Jan. 9th, 2007 10:47 am
peterbirks: (Default)
There's a marvellous minor character in The Simpsons who, once every 50 episodes or so, can be heard shouting "won't somebody think of the children!"

To which my response is, as I snuffle my way through another cold, "won't somebody think of the adults?"

I want to work in an office where none of the staff have kids of a school age. That way I might, just might, avoid the myriad of diseases which their Typhoid Mary parents bring into the office to spread like so many anthrax packages.

I suppose I would accept working with parents who educate their children at home and who don't allow them any contact with other children, but I suspect that I might be wary of such parents for other reasons, one of which being that they would clearly be total nutters.

I've always been rather suspicious of parents who don't let their children watch television, although my suspicion is tempered by my knowledge that they are doing what they do from the best of motives.

On the plus side: Your kids are not indoctrinated with consumerist pap and mindless pro-American cartoons
On the minus side: Your kids will have even less in common with other children than they would have had anyway (not much, since any parents who are suspicious of television are obviously head and shoulders above the normal chav-parenting fare I see pushing prams through Lewisham shopping centre). This is a big minus. Being radically different from your peers when very young is horrible and changes your attitudes to society for life. Mixing becomes harder and alienation becomes more likely. Is a slightly higher score in knowledge worth these disadvantages? Certainly the people who "get on" don't look to be the types who were denied popular culture in their youth. They are people who can get on with those of all levels; and if that includes the ability to discuss Transformers cartoons when you were a kid, then so be it.

But stating "oh, my parents didn't have a television" has the unsaid corollary of "and your parents were bad for letting you have one".

++++++

Big Up for Andy "7-C-Killer" Ward for his chop in the Tunica Sven-Card-Stud tourney (he is in Tunica now, isn't he?). Unfortunately I miscalculated the prize money by a factor of 10, so I was confidently expecting him to have trousered $65K for the five-way split, rather than the $6,500 that he actually pocketed. Good grief man, you chop a bracelet tournament and only get $6,500? Is it worth getting out of bed, I ask myself.

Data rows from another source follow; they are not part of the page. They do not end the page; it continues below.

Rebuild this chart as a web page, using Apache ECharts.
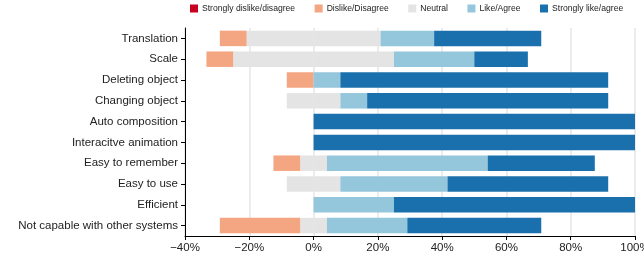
<!DOCTYPE html>
<html>
<head>
<meta charset="utf-8">
<script src="https://cdn.jsdelivr.net/npm/echarts@6/dist/echarts.min.js"></script>
<style>
  html, body { margin: 0; padding: 0; background: #fff; }
  #container { width: 644px; height: 260px; }
</style>
</head>
<body>
<div id="container"></div>
<script>
// questions, top to bottom
var categories = ['Translation', 'Scale', 'Deleting object', 'Changing object', 'Auto composition',
    'Interacitve animation', 'Easy to remember', 'Easy to use', 'Efficient', 'Not capable with other systems'];

// share of answers, percent
var stronglyDislike = [0, 0, 0, 0, 0, 0, 0, 0, 0, 0];
var dislike         = [8.33, 8.33, 8.33, 0, 0, 0, 8.33, 0, 0, 25];
var neutral         = [41.67, 50, 0, 16.67, 0, 0, 8.33, 16.67, 0, 8.33];
var like            = [16.67, 25, 8.33, 8.33, 0, 0, 50, 33.33, 25, 25];
var stronglyLike    = [33.33, 16.67, 83.33, 75, 100, 100, 33.33, 50, 75, 41.67];

var xTicks = [-40, -20, 0, 20, 40, 60, 80, 100];

var names = ['Strongly dislike/disagree', 'Dislike/Disagree', 'Neutral', 'Like/Agree', 'Strongly like/agree'];
var colors = ['#ca0020', '#f4a582', '#e4e4e4', '#94c6dc', '#1a70ad'];

function neg(arr) {
    return arr.map(function (v) { return -v; });
}
function half(arr, sign) {
    return arr.map(function (v) { return sign * v / 2; });
}

var font = 'Liberation Sans, Arial, Helvetica, sans-serif';

function bar(name, color, data) {
    return {
        name: name,
        type: 'bar',
        stack: 'total',
        barWidth: 15.5,
        itemStyle: { color: color },
        emphasis: { disabled: true },
        data: data
    };
}

var myChart = echarts.init(document.getElementById('container'));
var option = {
    animation: false,
    textStyle: { fontFamily: font },
    legend: {
        data: names,
        left: 190,
        top: 4,
        padding: 0,
        itemWidth: 8,
        itemHeight: 8,
        itemGap: 19.5,
        icon: 'rect',
        textStyle: { fontSize: 8.6, color: '#222', fontFamily: font, padding: [0, 0, 0, -1] }
    },
    grid: {
        left: 185,
        right: 9,
        top: 28,
        bottom: 24,
        outerBoundsMode: 'none'
    },
    xAxis: {
        type: 'value',
        min: xTicks[0],
        max: xTicks[xTicks.length - 1],
        interval: 20,
        axisLine: { show: true, onZero: false, lineStyle: { color: '#000', width: 1 } },
        axisTick: { show: true, length: 4, lineStyle: { color: '#000' } },
        axisLabel: {
            margin: 6,
            fontSize: 11.5,
            color: '#222',
            fontFamily: font,
            formatter: function (v) {
                return (v < 0 ? '\u2212' + Math.abs(v) : v) + '%';
            }
        },
        splitLine: { show: true, lineStyle: { color: '#e6e6e6', width: 1.5 } }
    },
    yAxis: {
        type: 'category',
        inverse: true,
        data: categories,
        axisLine: { show: true, onZero: false, lineStyle: { color: '#000', width: 1 } },
        axisTick: { show: true, length: 4, alignWithLabel: true, lineStyle: { color: '#000' } },
        axisLabel: { margin: 7, fontSize: 11.5, color: '#222', fontFamily: font },
        splitLine: { show: false }
    },
    series: [
        // left side, stacked outward from zero
        bar(names[2], colors[2], half(neutral, -1)),
        bar(names[1], colors[1], neg(dislike)),
        bar(names[0], colors[0], neg(stronglyDislike)),
        // right side
        bar(names[2], colors[2], half(neutral, 1)),
        bar(names[3], colors[3], like),
        bar(names[4], colors[4], stronglyLike)
    ]
};
myChart.setOption(option, true);
</script>
</body>
</html>
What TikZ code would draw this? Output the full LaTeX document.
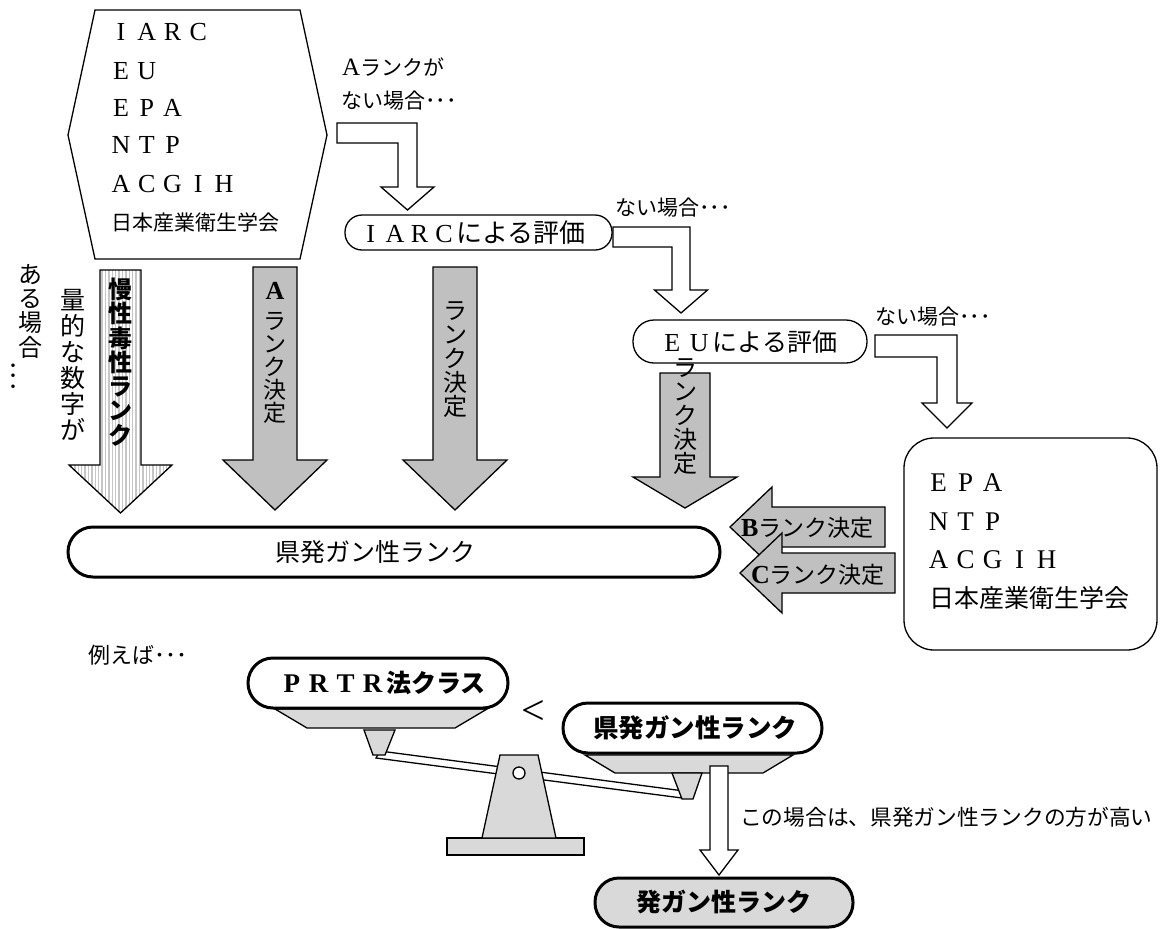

Well, of course it is, but it does rather show how our tournament prize money expectations have increased. Andy expressed himself delighted that the weak-tight old lady who had smirked every time another player busted out, thus increasing her prize money by $500. I know how Andy felt but, hey, $500 is $500 and, surely she would want that woman to survive as long as possible (preferably to the heads-up stage) rather than end up five-handed with four opponents, all of whom knew how to play.

It's another one of those situations where the player you dislike most is often the one you emotionally want to get shafted but intellectually want to win pots (so that you can win the money off them later).